Turkey Cutlets with a Crispy Parmesan Crust

turkey cutlets parm crust.jpg

A plate-lickin’ dish with a delectable crispy crust and low in calories (the quick pan-fry also prevents any greasiness!)  Using Koch’s Organic Turkey Fillets which are lean, all-natural and incredibly juicy, ensures a dish you will feel good about serving and want to make over & over again.

SERVING SUGGESTIONS

Pair with:

DiMartino Fusili Corti Pasta with Mom’s Sunday Sauce & Pinwheel Local Sweet Peas

Individual Cauliflower Gratins with Pinwheel Local Sweet Corn (microwaved with a pat of butter, salt, pepper, ¼ teaspoon dried thyme, and finished with a squeeze of lemon)

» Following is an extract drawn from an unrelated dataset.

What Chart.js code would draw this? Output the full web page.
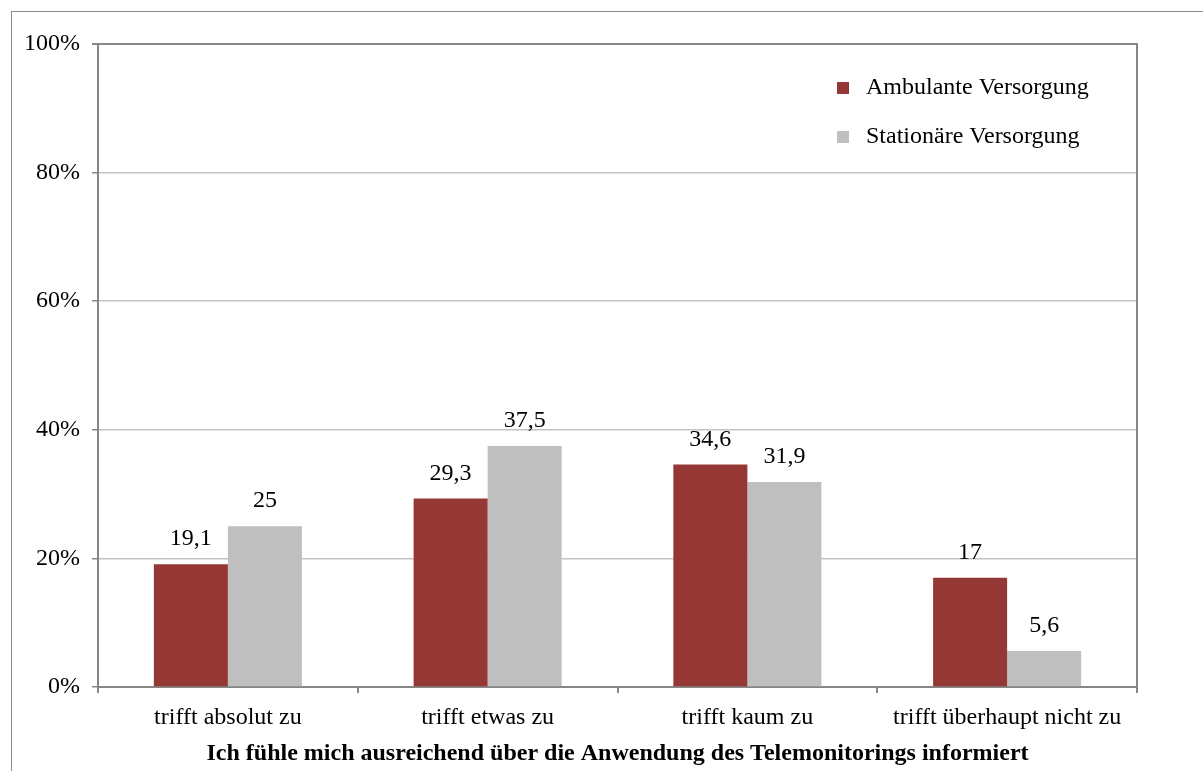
<!DOCTYPE html>
<html>
<head>
<meta charset="utf-8">
<script src="https://cdn.jsdelivr.net/npm/chart.js@4.4.0/dist/chart.umd.min.js"></script>
<style>
  html, body { margin: 0; padding: 0; background: #fff; overflow: hidden; }
  .frame { position: absolute; left: 11px; top: 11px; width: 1300px; height: 900px; border: 1px solid #8c8c8c; }
  .wrap { position: absolute; left: 0; top: 0; width: 1203px; height: 771px; }
</style>
</head>
<body>
<div class="frame"></div>
<div class="wrap"><canvas id="myChart" width="1203" height="771"></canvas></div>
<script>
const categories = ["trifft absolut zu", "trifft etwas zu", "trifft kaum zu", "trifft überhaupt nicht zu"];
const ambulant = [19.1, 29.3, 34.6, 17];
const stationaer = [25, 37.5, 31.9, 5.6];
const seriesNames = ["Ambulante Versorgung", "Stationäre Versorgung"];
const seriesColors = ["#953735", "#bfbfbf"];
const xTitle = "Ich fühle mich ausreichend über die Anwendung des Telemonitorings informiert";

const FONT = "'Liberation Serif', 'Times New Roman', serif";
const AXIS = "#868686";

// value labels above bars, german decimal comma
const valueLabels = {
  id: "valueLabels",
  afterDatasetsDraw(chart) {
    const ctx = chart.ctx;
    ctx.save();
    ctx.font = "24px " + FONT;
    ctx.fillStyle = "#000";
    ctx.textAlign = "center";
    ctx.textBaseline = "alphabetic";
    chart.data.datasets.forEach((ds, i) => {
      chart.getDatasetMeta(i).data.forEach((bar, j) => {
        const txt = String(ds.data[j]).replace(".", ",");
        ctx.fillText(txt, bar.x, bar.y - 19);
      });
    });
    ctx.restore();
  }
};

// frame of the plot area (top + right) and legend inside
const plotFrame = {
  id: "plotFrame",
  afterDraw(chart) {
    const a = chart.chartArea;
    const ctx = chart.ctx;
    ctx.save();
    ctx.strokeStyle = AXIS;
    ctx.lineWidth = 2;
    ctx.beginPath();
    ctx.moveTo(a.left - 6, a.top);
    ctx.lineTo(a.right, a.top);
    ctx.lineTo(a.right, a.bottom + 6);
    ctx.stroke();

    ctx.font = "24px " + FONT;
    ctx.textBaseline = "middle";
    ctx.textAlign = "left";
    chart.data.datasets.forEach((ds, i) => {
      const y = 88 + i * 49;
      ctx.fillStyle = ds.backgroundColor;
      ctx.fillRect(837, y - 6, 12, 12);
      ctx.fillStyle = "#000";
      ctx.fillText(ds.label, 866, y);
    });
    ctx.restore();
  }
};

new Chart(document.getElementById("myChart"), {
  type: "bar",
  data: {
    labels: categories,
    datasets: [
      { label: seriesNames[0], data: ambulant, backgroundColor: seriesColors[0] },
      { label: seriesNames[1], data: stationaer, backgroundColor: seriesColors[1] }
    ]
  },
  options: {
    responsive: false,
    animation: false,
    layout: { padding: { left: 0, right: 66, top: 44, bottom: 0 } },
    datasets: { bar: { categoryPercentage: 0.57, barPercentage: 1 } },
    plugins: { legend: { display: false }, tooltip: { enabled: false } },
    scales: {
      x: {
        afterFit(s) { s.height = 84; },
        grid: { offset: true, drawOnChartArea: false, tickLength: 6, tickColor: AXIS, lineWidth: 2 },
        border: { color: AXIS, width: 2 },
        ticks: { color: "#000", font: { family: FONT, size: 24 }, padding: 10 },
        title: {
          display: true, text: xTitle, color: "#000",
          font: { family: FONT, size: 24, weight: "bold" },
          padding: { top: 2, bottom: 3 }
        }
      },
      y: {
        min: 0, max: 100,
        afterFit(s) { s.width = 98; },
        grid: {
          tickLength: 6,
          color: (c) => c.tick && c.tick.value === 100 ? AXIS : "#c3c3c3",
          tickColor: AXIS,
          lineWidth: 1.5
        },
        border: { color: AXIS, width: 2 },
        ticks: {
          stepSize: 20, color: "#000", padding: 12,
          font: { family: FONT, size: 24 },
          callback: (v) => v + "%"
        }
      }
    }
  },
  plugins: [valueLabels, plotFrame]
});
</script>
</body>
</html>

Pinwheel Grilled Mediterranean Veggies sautéed with olive oil, 1 small onion (chopped), a clove garlic (chopped) and seasoned with salt, pepper & a drizzle of Balsamic Vinegar

Roasted Broccoli Salad with Lemony Dressing 

Creamed Spinach with Parmesan


Serves: 4 Cooking time: approx. 30 minutes


Ingredients

  • 1 pound of Koch’s Organic Turkey fillets (approx.4 fillets)

  • 2 egg whites, beaten 

  • 1/3 cup seasoned breadcrumbs

  • 2 tbsp Parmesan cheese

  • kosher salt and fresh pepper

  • 1 tbsp butter

  • 1 tsp olive oil

  • lemon wedges for serving

Instructions

- Season fillets with salt and pepper.

- Combine bread crumbs and Parmesan cheese in a medium bowl; in another bowl beat egg whites.

- Dip turkey cutlets in egg whites, then breadcrumb mixture, shaking off excess.

- Heat a large nonstick frying pan on medium heat. Add the butter and olive oil.

- When butter melts, add the filets and cook about 4-6 minutes on each side, until golden brown and cooked through. Serve with lemon wedges.